Можно и так сказать: человек, выбравшийся из пещеры на свет, какой-то частью своей остаётся в этой пещере. Хотя я и выбрался наружу, у меня было такое чувство, будто я по-прежнему смотрю на мир из глубокой норы.
После занятий я устраивался с книжкой в дальнем уголке школьного двора, где было что-то вроде маленького садика. За живой изгородью из подокарпа росло несколько сакур и камфарных лавров, это был совершенно иной мир, тихое, спокойное местечко, для чтения — лучше не придумаешь. Я лежал на животе в траве и перелистывал страницу за страницей, ощущая на щеках тепло оранжевых лучей заходящего солнца. Я уже не помню, что я читал, скорее всего, это были популярные тогда в среде лицеистов переводные романы Шторма или Гессе. Однажды я, услышав чьи-то шаги и оторвавшись от чтения, увидел какого-то малыша из начальных классов, который, судя по всему, искал закатившийся в траву мяч. Весьма упитанной длинной ножкой он раздвигал заросли и вскоре обнаружил-таки свой мяч. Подобрав его, повернул ко мне свою вспотевшую хорошенькую мордочку и улыбнулся. Его счастливое лицо потрясло меня. На нём была курточка со стоячим воротничком, тщательно отглаженные брючки, — всё говорило о том, что он рос в благополучной семье. «А ведь я в его возрасте никогда так не улыбался», — подумал я, и мне страстно захотелось разрушить счастье этого мальчишки. Я даже представил себе — вот он подходит ко мне совсем близко, я хватаю его за шею и начинаю душить… Тут я сам испугался и, захлопнув недочитанную книгу, шумно перевёл дыхание. Но в тот момент, когда я рисовал себе эту картину, я словно наконец очнулся от сна, все ощущения приобрели необыкновенную остроту, пелена, меня окутывавшая, лопнула, и тело, подчиняясь силе тяготения, крепко прижалось к земле, готовой вобрать его в себя. Я вдруг почувствовал себя счастливым, или, правильнее сказать, меня пронзило ощущение полноты жизни, как будто счастье, украденное у малыша, наполнило всё моё существо.

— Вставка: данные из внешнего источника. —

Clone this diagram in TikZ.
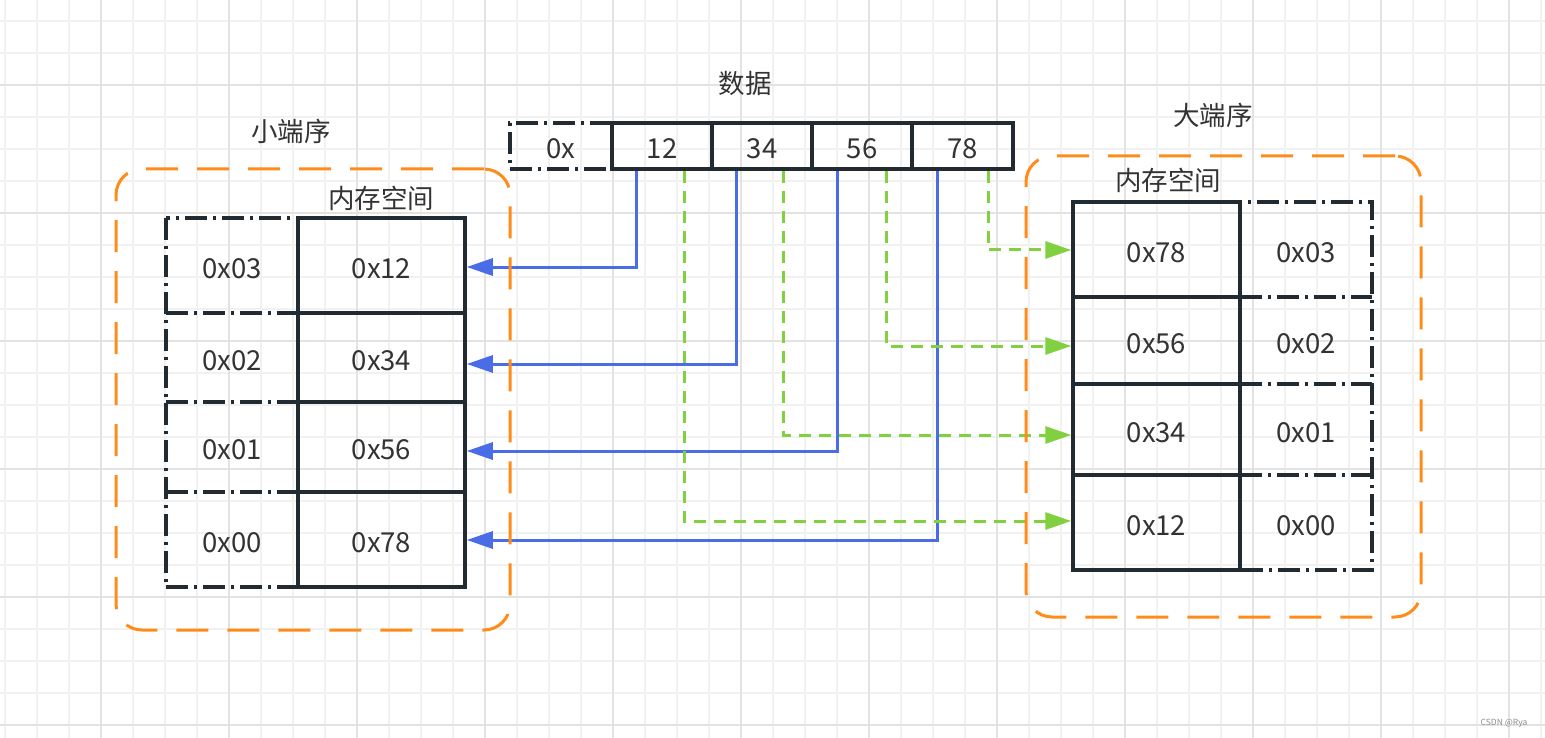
\documentclass[tikz,border=0pt]{standalone}
\usepackage{fontspec}
\setmainfont{Noto Sans CJK SC}
\usetikzlibrary{arrows.meta,calc}
\definecolor{gridminor}{HTML}{F1F1F1}
\definecolor{gridmajor}{HTML}{E3E3E3}
\definecolor{boxline}{HTML}{222A32}
\definecolor{txt}{HTML}{333333}
\definecolor{bluel}{HTML}{4A6CE6}
\definecolor{greenl}{HTML}{80D040}
\definecolor{orangel}{HTML}{FF8C1A}
\tikzset{
  cellfont/.style={font=\fontsize{27.5pt}{31pt}\selectfont, text height=25pt, text depth=0pt},
  cellsolid/.style={draw=boxline, line width=3.5pt, inner sep=0pt, text=txt, cellfont},
  cellplain/.style={inner sep=0pt, text=txt, cellfont},
  ddline/.style={draw=boxline, line width=3.5pt,
    dash pattern=on 22pt off 6pt on 3pt off 6pt},
  celldd/.style={ddline, inner sep=0pt, text=txt, cellfont},
  lbl/.style={text=txt, inner sep=0pt, font=\fontsize{26.5pt}{30pt}\selectfont},
  blueconn/.style={draw=bluel, line width=3pt,
    -{Triangle[length=26pt,width=17pt]}},
  greenconn/.style={draw=greenl, line width=3pt, dash pattern=on 12pt off 8pt,
    -{Triangle[length=26pt,width=17pt]}},
  region/.style={draw=orangel, line width=3pt, rounded corners=26pt,
    dash pattern=on 32pt off 19pt, inner sep=0pt},
}
\begin{document}
\begin{tikzpicture}[x=1pt,y=-1pt]
\useasboundingbox (0,0) rectangle (1545,738);
\fill[white] (0,0) rectangle (1545,738);
% grid
\foreach \k in {0,...,48} {
  \draw[gridminor, line width=1.5pt] ({5+32*\k},0) -- ({5+32*\k},738);
}
\foreach \k in {0,...,22} {
  \draw[gridminor, line width=1.5pt] (0,{21+32*\k}) -- (1545,{21+32*\k});
}
\foreach \k in {0,...,11} {
  \draw[gridmajor, line width=1.5pt] ({101+128*\k},0) -- ({101+128*\k},738);
}
\foreach \k in {0,...,5} {
  \draw[gridmajor, line width=1.5pt] (0,{85+128*\k}) -- (1545,{85+128*\k});
}

% titles
\node[lbl] (tdata) at (745,83) {数据};
\node[lbl] (tle) at (291,131) {小端序};
\node[lbl] (tbe) at (1213,115) {大端序};
\node[lbl] (tmemL) at (381,198) {内存空间};
\node[lbl] (tmemR) at (1168,180) {内存空间};

% data row
\node[celldd, minimum width=102pt, minimum height=46pt] (d0x) at (561,146) {0x};
\node[cellsolid, minimum width=100pt, minimum height=46pt] (d12) at (662,146) {12};
\node[cellsolid, minimum width=100pt, minimum height=46pt] (d34) at (762,146) {34};
\node[cellsolid, minimum width=100pt, minimum height=46pt] (d56) at (862,146) {56};
\node[cellsolid, minimum width=101pt, minimum height=46pt] (d78) at (962.5,146) {78};

% little endian table: address column (dash-dot outline)
\node[cellplain, minimum width=132pt, minimum height=95pt] (la3) at (232,265.5) {0x03};
\node[cellplain, minimum width=132pt, minimum height=89pt] (la2) at (232,357.5) {0x02};
\node[cellplain, minimum width=132pt, minimum height=90pt] (la1) at (232,447) {0x01};
\node[cellplain, minimum width=132pt, minimum height=95pt] (la0) at (232,539.5) {0x00};
\draw[ddline] (la3.north west) rectangle (la0.south east);
\draw[ddline] (la2.north west) -- (la2.north east);
\draw[ddline] (la1.north west) -- (la1.north east);
\draw[ddline] (la0.north west) -- (la0.north east);
\node[cellsolid, minimum width=167pt, minimum height=95pt] (lv1) at (381.5,265.5) {0x12};
\node[cellsolid, minimum width=167pt, minimum height=89pt] (lv2) at (381.5,357.5) {0x34};
\node[cellsolid, minimum width=167pt, minimum height=90pt] (lv3) at (381.5,447) {0x56};
\node[cellsolid, minimum width=167pt, minimum height=95pt] (lv4) at (381.5,539.5) {0x78};

% big endian table
\node[cellplain, minimum width=132pt, minimum height=95pt] (ra3) at (1306,249.5) {0x03};
\node[cellplain, minimum width=132pt, minimum height=87pt] (ra2) at (1306,340.5) {0x02};
\node[cellplain, minimum width=132pt, minimum height=91pt] (ra1) at (1306,429.5) {0x01};
\node[cellplain, minimum width=132pt, minimum height=95pt] (ra0) at (1306,522.5) {0x00};
\draw[ddline] (ra3.north west) rectangle (ra0.south east);
\draw[ddline] (ra2.north west) -- (ra2.north east);
\draw[ddline] (ra1.north west) -- (ra1.north east);
\draw[ddline] (ra0.north west) -- (ra0.north east);
\node[cellsolid, minimum width=167pt, minimum height=95pt] (rv1) at (1156.5,249.5) {0x78};
\node[cellsolid, minimum width=167pt, minimum height=87pt] (rv2) at (1156.5,340.5) {0x56};
\node[cellsolid, minimum width=167pt, minimum height=91pt] (rv3) at (1156.5,429.5) {0x34};
\node[cellsolid, minimum width=167pt, minimum height=95pt] (rv4) at (1156.5,522.5) {0x12};

% little endian connectors (blue)
\draw[blueconn] ([xshift=-26pt]d12.south) |- ([yshift=-1.5pt]lv1.east);
\draw[blueconn] ([xshift=-26pt]d34.south) |- ([yshift=-6.5pt]lv2.east);
\draw[blueconn] ([xshift=-25pt]d56.south) |- ([yshift=-4pt]lv3.east);
\draw[blueconn] ([xshift=-25.5pt]d78.south) |- ([yshift=-0.5pt]lv4.east);

% big endian connectors (green)
\draw[greenconn] ([xshift=22pt]d12.south) |- ([yshift=1.5pt]rv4.west);
\draw[greenconn] ([xshift=21pt]d34.south) |- ([yshift=-5.5pt]rv3.west);
\draw[greenconn] ([xshift=24pt]d56.south) |- ([yshift=-5.5pt]rv2.west);
\draw[greenconn] ([xshift=25.5pt]d78.south) |- ([yshift=-0.5pt]rv1.west);

% regions
\node[region, minimum width=394pt, minimum height=461pt] (regL) at (313,399.5) {};
\node[region, minimum width=395pt, minimum height=461pt] (regR) at (1223.5,386.5) {};

% watermark
\node[text=black!45, inner sep=0pt, font=\fontsize{8.5pt}{9pt}\selectfont] (wm) at (1504,723) {CSDN @Rya};
\end{tikzpicture}
\end{document}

Меня охватило какое-то смутное томление, оно всё нарастало, готовое в любую минуту взорваться и вырваться наружу. До сих пор не знаю, как правильнее его определить — то ли как высвобождение жизненной энергии, то ли как проявление силы зла. Томление это сродни половому влечению, которое, до поры до времени скрываясь в тайниках плоти, с неожиданной силой вырывается наружу при появлении существа противоположного пола и подчиняет себе все действия. Короче говоря, внутри моей плоти таилось «что-то», и это «что-то» при каждом удобном случае выскакивало наружу и наносило неожиданный удар моей душе. Я боялся его и одновременно любил.
Держался я скромно и вполне мог считаться образцовым учеником. Правда, я всегда старался сесть в последнем ряду, но прилежно конспектировал лекции, тщательно готовился к урокам по иностранному языку и пр. Но иногда во время урока в пальцах, сжимавших ручку, возникало какое-то неприятное ощущение; оно поднималось вверх по руке, а от руки распространялось по всему телу, и у меня возникало навязчивое желание завопить. Я старался подавить его, произнося про себя разные бранные слова — «скотина», «недоумок», последними словами обзывал учителей, но это не помогало, наоборот, ощущение чего-то вроде щекотки в голосовых связках усиливалось и в конце концов делалось просто нестерпимым. И в конце концов я всё-таки не выдерживал и кричал. Правда, я пытался замаскировать вырвавшийся у меня крик приступом кашля, поэтому все, очевидно, думали, что я просто простужен.